Вообще всего его облика — человека не от мира сего. Многие современ­ники свидетельствовали, что имеют дело не с обыкновенным смертным, а с человеком, отмеченным даром Божиим, с гением.

 

“Это гениальный, величавый и дитя старик”

 

В одном из писем великий сердцевед Лев Толстой определил суть дела: “Это гениальный, величавый и дитя старик”***. Собственно, он был мудрым стариком уже в молодости. Карл Пфеффель вспоминал, что за исключением Шеллинга и старого графа де Монжела (выдающегося многолетнего премьера Баварии) Тютчев не находил равных себе собеседников, хотя едва вышел из юношеского возраста. И оставался “дитем” в старости. Вся материальная сторона дела, быт, житейские хлопоты оказывались уделом аккуратных, заботливых немецких жен. Не говоря уже о полном невнимании поэта к себе с этой стороны.

Характерный штрих. Вторая жена Эрнестина Федоровна обращается к дочери от первого брака Анне с просьбой отложить немного денег для того, “чтобы бедный папа мог немного приодеться, по возвращении (из Овстуга в Петербург. — Н. С. ) он ужасно оборвался”****. А ведь речь идет уже о камер­­гере императорского двора, то есть, переводя (условно, конечно) в военную и гражданскую классификацию — о генерале. Впрочем, и в “при­дворной службе” возникали этикетные проблемы такого рода. Жена брата царя Михаила Елена Павловна любила стихи Тютчева. Но вот казус. Дочь поэта Дарья пишет Д. И. Сушковой об отцовской “шевелюре, обилие и бес­порядок которой столь оскорбили вел. кн. Елену, что решила не пригла­шать его на свои приемы, о чем и объявила ему недавно во время обеда, на который позвала его с тем, чтобы высказать ему свое восхищение его стихами”*****.

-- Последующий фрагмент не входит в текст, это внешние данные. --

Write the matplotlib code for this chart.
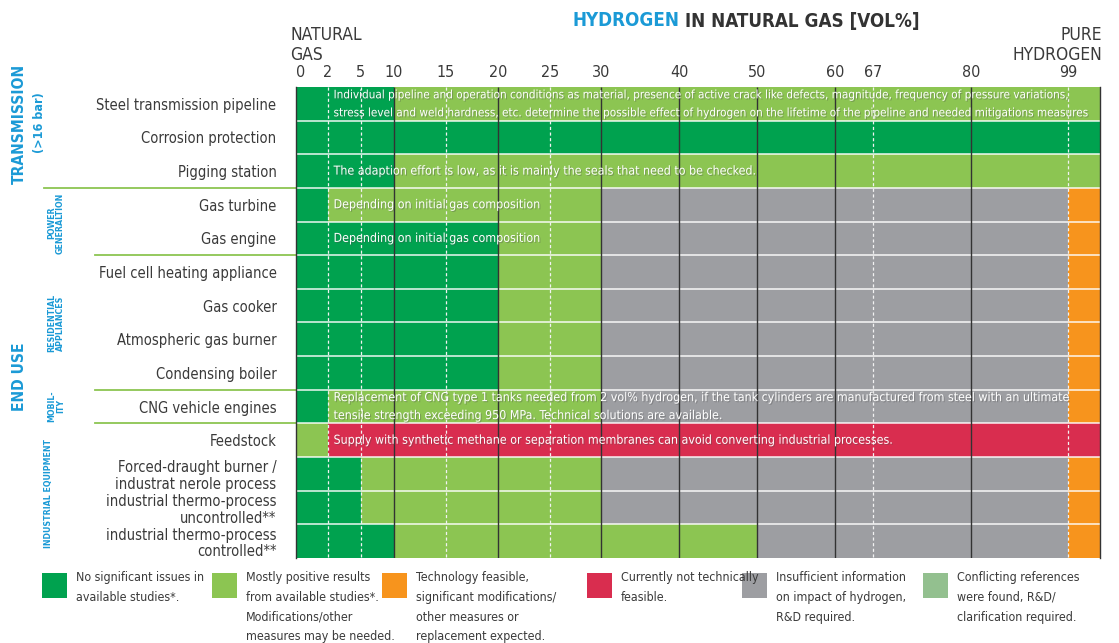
import numpy as np
import matplotlib
matplotlib.use("Agg")
import matplotlib.pyplot as plt
import matplotlib.patheffects as pe
from matplotlib.patches import Rectangle

W, H = 1119, 643
plt.rcParams['font.family'] = ['DejaVu Sans']
plt.rcParams['font.stretch'] = 'condensed'

BLUE = '#1b9ad6'
TXT = '#3a3a3a'
colours = {
    'ok': '#00a24f',     # no significant issues
    'pos': '#8cc552',    # mostly positive
    'mod': '#f7941d',    # feasible, modifications
    'no': '#d92d4f',     # not feasible
    'info': '#9d9ea2',   # insufficient information
    'conf': '#93c08f',   # conflicting references
}

# hydrogen share (vol%) columns and how wide each one is drawn in the original
tick_vals = [0, 2, 5, 10, 15, 20, 25, 30, 40, 50, 60, 67, 80, 99, 100]
tick_pos = [0, 32, 65, 98, 150, 202, 254, 305, 383, 461, 539, 577, 675, 772, 804]
solid_lines = [10, 20, 30, 40, 50, 60, 80]
dashed_lines = [2, 5, 15, 25, 67, 99]

rows = [
    "Steel transmission pipeline",
    "Corrosion protection",
    "Pigging station",
    "Gas turbine",
    "Gas engine",
    "Fuel cell heating appliance",
    "Gas cooker",
    "Atmospheric gas burner",
    "Condensing boiler",
    "CNG vehicle engines",
    "Feedstock",
    "Forced-draught burner /\nindustrat nerole process",
    "industrial thermo-process\nuncontrolled**",
    "industrial thermo-process\ncontrolled**",
]

row_breaks = [
    [0, 10, 100],
    [0, 100],
    [0, 10, 100],
    [0, 2, 30, 99, 100],
    [0, 20, 30, 99, 100],
    [0, 20, 30, 99, 100],
    [0, 20, 30, 99, 100],
    [0, 20, 30, 99, 100],
    [0, 20, 30, 99, 100],
    [0, 2, 30, 99, 100],
    [0, 2, 100],
    [0, 5, 30, 99, 100],
    [0, 5, 30, 99, 100],
    [0, 10, 50, 99, 100],
]
row_status = [
    ['ok', 'pos'],
    ['ok'],
    ['ok', 'pos'],
    ['ok', 'pos', 'info', 'mod'],
    ['ok', 'pos', 'info', 'mod'],
    ['ok', 'pos', 'info', 'mod'],
    ['ok', 'pos', 'info', 'mod'],
    ['ok', 'pos', 'info', 'mod'],
    ['ok', 'pos', 'info', 'mod'],
    ['ok', 'pos', 'info', 'mod'],
    ['pos', 'no'],
    ['ok', 'pos', 'info', 'mod'],
    ['ok', 'pos', 'info', 'mod'],
    ['ok', 'pos', 'info', 'mod'],
]

note_rows = [0, 2, 3, 4, 9, 10]
note_text = [
    "Individual pipeline and operation conditions as material, presence of active crack like defects, magnitude, frequency of pressure variations,\n"
    "stress level and weld hardness, etc. determine the possible effect of hydrogen on the lifetime of the pipeline and needed mitigations measures",
    "The adaption effort is low, as it is mainly the seals that need to be checked.",
    "Depending on initial gas composition",
    "Depending on initial gas composition",
    "Replacement of CNG type 1 tanks needed from 2 vol% hydrogen, if the tank cylinders are manufactured from steel with an ultimate\n"
    "tensile strength exceeding 950 MPa. Technical solutions are available.",
    "Supply with synthetic methane or separation membranes can avoid converting industrial processes.",
]

legend_status = ['ok', 'pos', 'mod', 'no', 'info', 'conf']
legend_text = [
    "No significant issues in\navailable studies*.",
    "Mostly positive results\nfrom available studies*.\nModifications/other\nmeasures may be needed.",
    "Technology feasible,\nsignificant modifications/\nother measures or\nreplacement expected.",
    "Currently not technically\nfeasible.",
    "Insufficient information\non impact of hydrogen,\nR&D required.",
    "Conflicting references\nwere found, R&D/\nclarification required.",
]


def fx(px):
    return px / W


def fy(py):
    return 1 - py / H


fig = plt.figure(figsize=(W / 100, H / 100), dpi=100)
ax = fig.add_axes([fx(296), fy(558), 804 / W, 471 / H])

fwd = lambda v: np.interp(v, tick_vals, tick_pos)
inv = lambda p: np.interp(p, tick_pos, tick_vals)
ax.set_xscale('function', functions=(fwd, inv))

for i, (br, st) in enumerate(zip(row_breaks, row_status)):
    for a, b, s in zip(br[:-1], br[1:], st):
        ax.barh(i, b - a, left=a, height=1, color=colours[s], linewidth=0)

ax.set_xlim(0, 100)
ax.set_ylim(len(rows) - 0.5, -0.5)

ax.hlines(np.arange(len(rows) - 1) + 0.5, 0, 100, color='white', lw=1.2, alpha=0.85)
ax.vlines(solid_lines, -0.5, len(rows) - 0.5, color='#333333', lw=1)
ax.vlines(dashed_lines, -0.5, len(rows) - 0.5, color='#f2f2f2', lw=0.9,
          linestyles=(0, (2.5, 2)))

for s in ['top', 'bottom']:
    ax.spines[s].set_visible(False)
for s in ['left', 'right']:
    ax.spines[s].set_color('#333333')
    ax.spines[s].set_linewidth(1)

ax.set_yticks(range(len(rows)))
ax.set_yticklabels(rows, fontsize=10.5, color=TXT, linespacing=1.15)
ax.tick_params(axis='y', length=0, pad=14)

ax.xaxis.tick_top()
ax.set_xticks(tick_vals[:-1])
ax.set_xticklabels([str(v) for v in tick_vals[:-1]], fontsize=11.5, color=TXT)
ax.tick_params(axis='x', length=0, pad=5)
ax.get_xticklabels()[0].set_ha('left')

shadow = [pe.SimplePatchShadow(offset=(0.8, -0.8), alpha=0.35), pe.Normal()]
notes = []
for r, t in zip(note_rows, note_text):
    notes.append(ax.annotate(t, xy=(2, r), xytext=(4, 0), textcoords='offset points',
                             ha='left', va='center', color='white', fontsize=8.9,
                             linespacing=1.5, path_effects=shadow))

# shrink a note that would run past the right edge of the grid
fig.canvas.draw()
rend = fig.canvas.get_renderer()
right = ax.get_window_extent(rend).x1 - 9
for n in notes:
    ext = n.get_window_extent(rend)
    if ext.x1 > right:
        n.set_fontsize(n.get_fontsize() * (right - ext.x0) / ext.width)

# group separators reaching into the label column
ytr = ax.get_yaxis_transform()
for yb, x0 in [(2.5, 44), (4.5, 95), (8.5, 95), (9.5, 95)]:
    ax.plot([(x0 - 296) / 804, 0], [yb, yb], color=colours['pos'], lw=1.3,
            transform=ytr, clip_on=False)

# group labels
fig.text(fx(19), fy(124), "TRANSMISSION", rotation=90, ha='center', va='center',
         color=BLUE, fontsize=11.2, fontweight='bold')
fig.text(fx(39), fy(123), "(>16 bar)", rotation=90, ha='center', va='center',
         color=BLUE, fontsize=9, fontweight='bold')
fig.text(fx(19), fy(377), "END USE", rotation=90, ha='center', va='center',
         color=BLUE, fontsize=11.2, fontweight='bold')
for txt, xx, yy in [("POWER\nGENERALTION", 56, 223), ("RESIDENTIAL\nAPPLIANCES", 56, 323),
                    ("MOBIL-\nITY", 56, 406), ("INDUSTRIAL EQUIPMENT", 49, 494)]:
    fig.text(fx(xx), fy(yy), txt, rotation=90, ha='center', va='center',
             color=BLUE, fontsize=6.3, fontweight='bold', linespacing=1.0)

fig.text(fx(290), fy(45), "NATURAL\nGAS", ha='left', va='center', color=TXT,
         fontsize=12.5, linespacing=1.1)
fig.text(fx(1102), fy(45), "PURE\nHYDROGEN", ha='right', va='center', color=TXT,
         fontsize=12.5, linespacing=1.1, multialignment='right')

# title in two colours
t1 = fig.text(fx(573), fy(21), "HYDROGEN", ha='left', va='center', color=BLUE,
              fontsize=13.5, fontweight='bold')
bb = t1.get_window_extent(rend)
fig.text(bb.x1 / W + fx(5), fy(21), "IN NATURAL GAS [VOL%]", ha='left', va='center',
         color='#333333', fontsize=13.5, fontweight='bold')

# legend
leg_x = [42, 212, 382, 587, 742, 923]
for xx, s, t in zip(leg_x, legend_status, legend_text):
    fig.add_artist(Rectangle((fx(xx), fy(598)), 25 / W, 25 / H, transform=fig.transFigure,
                             facecolor=colours[s], edgecolor='none'))
    fig.text(fx(xx + 34), fy(571), t, ha='left', va='top', color=TXT,
             fontsize=8.9, linespacing=1.68)

fig.savefig("out.png", dpi=100)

Тютчев был бытийным, но уж никак не бытовым поэтом и человеком. Потому же если он и стал человеком служения, но уж никак не службы. Хотя, как известно, почти всю жизнь он был служащим — по ведомству иностранных дел.

Малозначимый чиновник в одной из германских земель — вот его удел на протяжении долгого времени. После пяти лет работы в Мюнхене — второй секретарь миссии. А еще после восьми чуть ли и не понижение — во всяком случае, в названии должности: младший секретарь. Скромное же продви­же­ние в чинах — чисто механическое: по выслуге лет (“титулярный советник...”, “коллежский...”). К тому же без малейших поощрений.

И дело не в равнодушии, если не в пренебрежении, к служебной карьере. Тютчев и прямо, и при разных посредствах хлопотал о повышениях, к тому же очень нужных и в зарплате: жалованье было небольшим.